[Stored items from a collection]
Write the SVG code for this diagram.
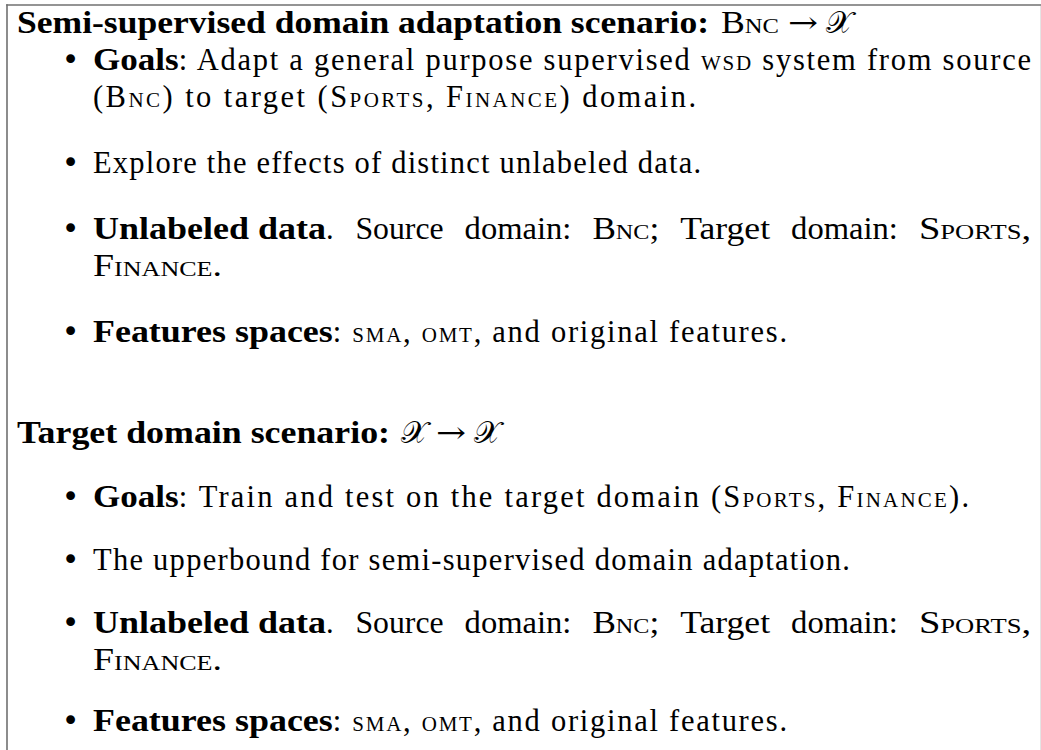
<svg xmlns="http://www.w3.org/2000/svg" width="1041" height="750" viewBox="0 0 1041 750">
  <style>
    text { font-family: "Liberation Serif", "Times New Roman", serif; font-size: 30.5px; fill: #000; }
    .b { font-weight: bold; }
    .sc { font-variant: small-caps; }
    .math { font-family: "DejaVu Serif", "Liberation Serif", serif; }
    .cal { font-family: "DejaVu Sans", "Noto Sans", "Liberation Serif", serif; font-style: normal; }
    .dot { font-family: "DejaVu Sans", sans-serif; font-size: 30px; text-anchor: middle; }
    .frame { stroke: #707070; stroke-width: 1.6; fill: none; }
  </style>

  <!-- open frame: top and left rules, faint right edge -->
  <g id="frame">
    <line class="frame" x1="6.2" y1="5" x2="1041" y2="5"/>
    <line class="frame" x1="7" y1="4.2" x2="7" y2="750"/>
    <line x1="1040.5" y1="6" x2="1040.5" y2="750" stroke="#e4e4e4" stroke-width="1"/>
  </g>

  <!-- first scenario -->
  <g id="semi-supervised">
    <text class="b" x="17" y="33" textLength="692" lengthAdjust="spacingAndGlyphs">Semi-supervised domain adaptation scenario:</text>
    <text class="sc" x="721" y="33" textLength="58" lengthAdjust="spacingAndGlyphs">Bnc</text>
    <text class="math" x="788" y="33" textLength="30" lengthAdjust="spacingAndGlyphs">→</text>
    <text class="cal" x="826" y="33">𝒳</text>

    <text class="dot" x="70.5" y="70">•</text>
    <text class="b" x="93" y="70" textLength="85.7" lengthAdjust="spacingAndGlyphs">Goals</text>
    <text x="178.7" y="70" textLength="852.3" lengthAdjust="spacing">: Adapt a general purpose supervised <tspan class="sc">wsd</tspan> system from source</text>
    <text x="93" y="107" textLength="603" lengthAdjust="spacing">(<tspan class="sc">Bnc</tspan>) to target (<tspan class="sc">Sports</tspan>, <tspan class="sc">Finance</tspan>) domain.</text>

    <text class="dot" x="70.5" y="173">•</text>
    <text x="93" y="173" textLength="608" lengthAdjust="spacing">Explore the effects of distinct unlabeled data.</text>

    <text class="dot" x="70.5" y="239">•</text>
    <text class="b" x="93" y="239" textLength="232.9" lengthAdjust="spacingAndGlyphs">Unlabeled data</text>
    <text x="325.9" y="239">.</text>
    <text x="355.4" y="239" textLength="88.2" lengthAdjust="spacingAndGlyphs">Source</text>
    <text x="464.6" y="239" textLength="106.8" lengthAdjust="spacingAndGlyphs">domain:</text>
    <text x="592.4" y="239" textLength="66.8" lengthAdjust="spacingAndGlyphs"><tspan class="sc">Bnc</tspan>;</text>
    <text x="680.2" y="239" textLength="89.9" lengthAdjust="spacingAndGlyphs">Target</text>
    <text x="791.1" y="239" textLength="106.8" lengthAdjust="spacingAndGlyphs">domain:</text>
    <text x="918.9" y="239" textLength="112.2" lengthAdjust="spacingAndGlyphs"><tspan class="sc">Sports</tspan>,</text>
    <text class="sc" x="93" y="276" textLength="129" lengthAdjust="spacingAndGlyphs">Finance.</text>

    <text class="dot" x="70.5" y="342">•</text>
    <text class="b" x="93" y="342" textLength="239.8" lengthAdjust="spacingAndGlyphs">Features spaces</text>
    <text x="332.8" y="342" textLength="454.2" lengthAdjust="spacing">: <tspan class="sc">sma</tspan>, <tspan class="sc">omt</tspan>, and original features.</text>
  </g>

  <!-- second scenario -->
  <g id="target-domain">
    <text class="b" x="17" y="443" textLength="373" lengthAdjust="spacingAndGlyphs">Target domain scenario:</text>
    <text class="cal" x="401" y="443">𝒳</text>
    <text class="math" x="436" y="443" textLength="30" lengthAdjust="spacingAndGlyphs">→</text>
    <text class="cal" x="474" y="443">𝒳</text>

    <text class="dot" x="70.5" y="507">•</text>
    <text class="b" x="93" y="507" textLength="85.7" lengthAdjust="spacingAndGlyphs">Goals</text>
    <text x="178.7" y="507" textLength="790.3" lengthAdjust="spacing">: Train and test on the target domain (<tspan class="sc">Sports</tspan>, <tspan class="sc">Finance</tspan>).</text>

    <text class="dot" x="70.5" y="570">•</text>
    <text x="93" y="570" textLength="757" lengthAdjust="spacing">The upperbound for semi-supervised domain adaptation.</text>

    <text class="dot" x="70.5" y="633">•</text>
    <text class="b" x="93" y="633" textLength="232.9" lengthAdjust="spacingAndGlyphs">Unlabeled data</text>
    <text x="325.9" y="633">.</text>
    <text x="355.4" y="633" textLength="88.2" lengthAdjust="spacingAndGlyphs">Source</text>
    <text x="464.6" y="633" textLength="106.8" lengthAdjust="spacingAndGlyphs">domain:</text>
    <text x="592.4" y="633" textLength="66.8" lengthAdjust="spacingAndGlyphs"><tspan class="sc">Bnc</tspan>;</text>
    <text x="680.2" y="633" textLength="89.9" lengthAdjust="spacingAndGlyphs">Target</text>
    <text x="791.1" y="633" textLength="106.8" lengthAdjust="spacingAndGlyphs">domain:</text>
    <text x="918.9" y="633" textLength="112.2" lengthAdjust="spacingAndGlyphs"><tspan class="sc">Sports</tspan>,</text>
    <text class="sc" x="93" y="670" textLength="129" lengthAdjust="spacingAndGlyphs">Finance.</text>

    <text class="dot" x="70.5" y="731">•</text>
    <text class="b" x="93" y="731" textLength="239.8" lengthAdjust="spacingAndGlyphs">Features spaces</text>
    <text x="332.8" y="731" textLength="454.2" lengthAdjust="spacing">: <tspan class="sc">sma</tspan>, <tspan class="sc">omt</tspan>, and original features.</text>
  </g>
</svg>
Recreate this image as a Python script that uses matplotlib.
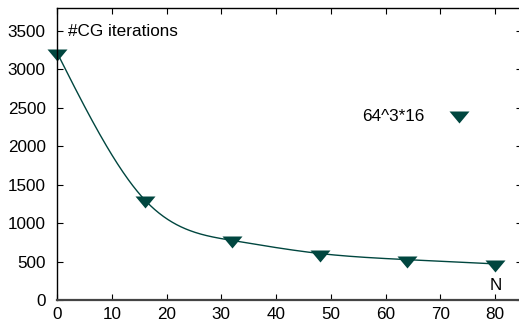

- [STATED PROBLEM] Excluding the pictures, reproduce every entry exactly as given.

- [TASK SOLUTION]
Write the SVG code for this diagram.
<svg xmlns="http://www.w3.org/2000/svg" width="1041" height="750" viewBox="0 0 1041 750">
  <style>
    text { font-family: "Liberation Serif", "Times New Roman", serif; font-size: 30.5px; fill: #000; }
    .b { font-weight: bold; }
    .sc { font-variant: small-caps; }
    .math { font-family: "DejaVu Serif", "Liberation Serif", serif; }
    .cal { font-family: "DejaVu Sans", "Noto Sans", "Liberation Serif", serif; font-style: normal; }
    .dot { font-family: "DejaVu Sans", sans-serif; font-size: 30px; text-anchor: middle; }
    .frame { stroke: #707070; stroke-width: 1.6; fill: none; }
  </style>

  <!-- open frame: top and left rules, faint right edge -->
  <g id="frame">
    <line class="frame" x1="6.2" y1="5" x2="1041" y2="5"/>
    <line class="frame" x1="7" y1="4.2" x2="7" y2="750"/>
    <line x1="1040.5" y1="6" x2="1040.5" y2="750" stroke="#e4e4e4" stroke-width="1"/>
  </g>

  <!-- first scenario -->
  <g id="semi-supervised">
    <text class="b" x="17" y="33" textLength="692" lengthAdjust="spacingAndGlyphs">Semi-supervised domain adaptation scenario:</text>
    <text class="sc" x="721" y="33" textLength="58" lengthAdjust="spacingAndGlyphs">Bnc</text>
    <text class="math" x="788" y="33" textLength="30" lengthAdjust="spacingAndGlyphs">→</text>
    <text class="cal" x="826" y="33">𝒳</text>

    <text class="dot" x="70.5" y="70">•</text>
    <text class="b" x="93" y="70" textLength="85.7" lengthAdjust="spacingAndGlyphs">Goals</text>
    <text x="178.7" y="70" textLength="852.3" lengthAdjust="spacing">: Adapt a general purpose supervised <tspan class="sc">wsd</tspan> system from source</text>
    <text x="93" y="107" textLength="603" lengthAdjust="spacing">(<tspan class="sc">Bnc</tspan>) to target (<tspan class="sc">Sports</tspan>, <tspan class="sc">Finance</tspan>) domain.</text>

    <text class="dot" x="70.5" y="173">•</text>
    <text x="93" y="173" textLength="608" lengthAdjust="spacing">Explore the effects of distinct unlabeled data.</text>

    <text class="dot" x="70.5" y="239">•</text>
    <text class="b" x="93" y="239" textLength="232.9" lengthAdjust="spacingAndGlyphs">Unlabeled data</text>
    <text x="325.9" y="239">.</text>
    <text x="355.4" y="239" textLength="88.2" lengthAdjust="spacingAndGlyphs">Source</text>
    <text x="464.6" y="239" textLength="106.8" lengthAdjust="spacingAndGlyphs">domain:</text>
    <text x="592.4" y="239" textLength="66.8" lengthAdjust="spacingAndGlyphs"><tspan class="sc">Bnc</tspan>;</text>
    <text x="680.2" y="239" textLength="89.9" lengthAdjust="spacingAndGlyphs">Target</text>
    <text x="791.1" y="239" textLength="106.8" lengthAdjust="spacingAndGlyphs">domain:</text>
    <text x="918.9" y="239" textLength="112.2" lengthAdjust="spacingAndGlyphs"><tspan class="sc">Sports</tspan>,</text>
    <text class="sc" x="93" y="276" textLength="129" lengthAdjust="spacingAndGlyphs">Finance.</text>

    <text class="dot" x="70.5" y="342">•</text>
    <text class="b" x="93" y="342" textLength="239.8" lengthAdjust="spacingAndGlyphs">Features spaces</text>
    <text x="332.8" y="342" textLength="454.2" lengthAdjust="spacing">: <tspan class="sc">sma</tspan>, <tspan class="sc">omt</tspan>, and original features.</text>
  </g>

  <!-- second scenario -->
  <g id="target-domain">
    <text class="b" x="17" y="443" textLength="373" lengthAdjust="spacingAndGlyphs">Target domain scenario:</text>
    <text class="cal" x="401" y="443">𝒳</text>
    <text class="math" x="436" y="443" textLength="30" lengthAdjust="spacingAndGlyphs">→</text>
    <text class="cal" x="474" y="443">𝒳</text>

    <text class="dot" x="70.5" y="507">•</text>
    <text class="b" x="93" y="507" textLength="85.7" lengthAdjust="spacingAndGlyphs">Goals</text>
    <text x="178.7" y="507" textLength="790.3" lengthAdjust="spacing">: Train and test on the target domain (<tspan class="sc">Sports</tspan>, <tspan class="sc">Finance</tspan>).</text>

    <text class="dot" x="70.5" y="570">•</text>
    <text x="93" y="570" textLength="757" lengthAdjust="spacing">The upperbound for semi-supervised domain adaptation.</text>

    <text class="dot" x="70.5" y="633">•</text>
    <text class="b" x="93" y="633" textLength="232.9" lengthAdjust="spacingAndGlyphs">Unlabeled data</text>
    <text x="325.9" y="633">.</text>
    <text x="355.4" y="633" textLength="88.2" lengthAdjust="spacingAndGlyphs">Source</text>
    <text x="464.6" y="633" textLength="106.8" lengthAdjust="spacingAndGlyphs">domain:</text>
    <text x="592.4" y="633" textLength="66.8" lengthAdjust="spacingAndGlyphs"><tspan class="sc">Bnc</tspan>;</text>
    <text x="680.2" y="633" textLength="89.9" lengthAdjust="spacingAndGlyphs">Target</text>
    <text x="791.1" y="633" textLength="106.8" lengthAdjust="spacingAndGlyphs">domain:</text>
    <text x="918.9" y="633" textLength="112.2" lengthAdjust="spacingAndGlyphs"><tspan class="sc">Sports</tspan>,</text>
    <text class="sc" x="93" y="670" textLength="129" lengthAdjust="spacingAndGlyphs">Finance.</text>

    <text class="dot" x="70.5" y="731">•</text>
    <text class="b" x="93" y="731" textLength="239.8" lengthAdjust="spacingAndGlyphs">Features spaces</text>
    <text x="332.8" y="731" textLength="454.2" lengthAdjust="spacing">: <tspan class="sc">sma</tspan>, <tspan class="sc">omt</tspan>, and original features.</text>
  </g>
</svg>
Recreate this image as a Python script that uses matplotlib.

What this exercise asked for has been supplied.